> [TASK DETAILS] Your task is to transcribe the data in full.

> [SOURCE DATA]
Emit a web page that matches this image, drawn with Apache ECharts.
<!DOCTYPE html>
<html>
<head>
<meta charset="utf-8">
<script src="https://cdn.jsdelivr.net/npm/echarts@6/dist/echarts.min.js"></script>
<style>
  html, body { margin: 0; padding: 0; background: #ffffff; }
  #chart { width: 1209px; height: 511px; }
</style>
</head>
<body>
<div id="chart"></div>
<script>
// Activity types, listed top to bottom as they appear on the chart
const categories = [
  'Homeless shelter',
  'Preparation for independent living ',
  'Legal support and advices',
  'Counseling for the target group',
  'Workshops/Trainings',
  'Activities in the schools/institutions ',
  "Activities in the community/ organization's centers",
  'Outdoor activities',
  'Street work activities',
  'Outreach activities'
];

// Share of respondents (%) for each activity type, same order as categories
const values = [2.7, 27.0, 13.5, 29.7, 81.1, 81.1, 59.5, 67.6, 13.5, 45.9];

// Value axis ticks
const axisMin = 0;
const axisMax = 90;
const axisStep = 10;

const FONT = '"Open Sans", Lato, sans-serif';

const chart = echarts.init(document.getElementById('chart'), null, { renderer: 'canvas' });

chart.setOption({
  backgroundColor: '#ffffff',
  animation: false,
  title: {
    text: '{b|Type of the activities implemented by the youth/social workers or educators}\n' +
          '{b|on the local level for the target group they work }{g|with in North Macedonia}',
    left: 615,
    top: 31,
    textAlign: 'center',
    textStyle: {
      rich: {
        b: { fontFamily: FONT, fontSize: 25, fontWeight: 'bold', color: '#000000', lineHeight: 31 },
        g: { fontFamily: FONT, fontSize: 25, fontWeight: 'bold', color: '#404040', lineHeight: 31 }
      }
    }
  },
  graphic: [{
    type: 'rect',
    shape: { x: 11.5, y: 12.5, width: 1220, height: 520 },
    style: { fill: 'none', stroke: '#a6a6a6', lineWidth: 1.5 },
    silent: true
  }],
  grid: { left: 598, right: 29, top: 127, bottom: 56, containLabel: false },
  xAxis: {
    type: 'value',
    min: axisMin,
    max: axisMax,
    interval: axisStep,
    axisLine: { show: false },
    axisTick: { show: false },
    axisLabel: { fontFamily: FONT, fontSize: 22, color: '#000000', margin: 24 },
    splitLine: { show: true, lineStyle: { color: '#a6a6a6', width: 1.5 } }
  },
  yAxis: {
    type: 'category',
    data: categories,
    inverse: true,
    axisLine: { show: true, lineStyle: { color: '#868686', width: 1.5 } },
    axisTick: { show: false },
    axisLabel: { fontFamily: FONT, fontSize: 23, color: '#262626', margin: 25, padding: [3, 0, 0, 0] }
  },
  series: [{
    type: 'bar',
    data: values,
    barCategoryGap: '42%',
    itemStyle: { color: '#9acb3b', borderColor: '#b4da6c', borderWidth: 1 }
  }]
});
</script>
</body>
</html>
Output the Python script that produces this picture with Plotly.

> [ANSWER TO THE TASK]
Emit a web page that matches this image, drawn with Apache ECharts.
<!DOCTYPE html>
<html>
<head>
<meta charset="utf-8">
<script src="https://cdn.jsdelivr.net/npm/echarts@6/dist/echarts.min.js"></script>
<style>
  html, body { margin: 0; padding: 0; background: #ffffff; }
  #chart { width: 1209px; height: 511px; }
</style>
</head>
<body>
<div id="chart"></div>
<script>
// Activity types, listed top to bottom as they appear on the chart
const categories = [
  'Homeless shelter',
  'Preparation for independent living ',
  'Legal support and advices',
  'Counseling for the target group',
  'Workshops/Trainings',
  'Activities in the schools/institutions ',
  "Activities in the community/ organization's centers",
  'Outdoor activities',
  'Street work activities',
  'Outreach activities'
];

// Share of respondents (%) for each activity type, same order as categories
const values = [2.7, 27.0, 13.5, 29.7, 81.1, 81.1, 59.5, 67.6, 13.5, 45.9];

// Value axis ticks
const axisMin = 0;
const axisMax = 90;
const axisStep = 10;

const FONT = '"Open Sans", Lato, sans-serif';

const chart = echarts.init(document.getElementById('chart'), null, { renderer: 'canvas' });

chart.setOption({
  backgroundColor: '#ffffff',
  animation: false,
  title: {
    text: '{b|Type of the activities implemented by the youth/social workers or educators}\n' +
          '{b|on the local level for the target group they work }{g|with in North Macedonia}',
    left: 615,
    top: 31,
    textAlign: 'center',
    textStyle: {
      rich: {
        b: { fontFamily: FONT, fontSize: 25, fontWeight: 'bold', color: '#000000', lineHeight: 31 },
        g: { fontFamily: FONT, fontSize: 25, fontWeight: 'bold', color: '#404040', lineHeight: 31 }
      }
    }
  },
  graphic: [{
    type: 'rect',
    shape: { x: 11.5, y: 12.5, width: 1220, height: 520 },
    style: { fill: 'none', stroke: '#a6a6a6', lineWidth: 1.5 },
    silent: true
  }],
  grid: { left: 598, right: 29, top: 127, bottom: 56, containLabel: false },
  xAxis: {
    type: 'value',
    min: axisMin,
    max: axisMax,
    interval: axisStep,
    axisLine: { show: false },
    axisTick: { show: false },
    axisLabel: { fontFamily: FONT, fontSize: 22, color: '#000000', margin: 24 },
    splitLine: { show: true, lineStyle: { color: '#a6a6a6', width: 1.5 } }
  },
  yAxis: {
    type: 'category',
    data: categories,
    inverse: true,
    axisLine: { show: true, lineStyle: { color: '#868686', width: 1.5 } },
    axisTick: { show: false },
    axisLabel: { fontFamily: FONT, fontSize: 23, color: '#262626', margin: 25, padding: [3, 0, 0, 0] }
  },
  series: [{
    type: 'bar',
    data: values,
    barCategoryGap: '42%',
    itemStyle: { color: '#9acb3b', borderColor: '#b4da6c', borderWidth: 1 }
  }]
});
</script>
</body>
</html>
Output the Python script that produces this picture with Plotly.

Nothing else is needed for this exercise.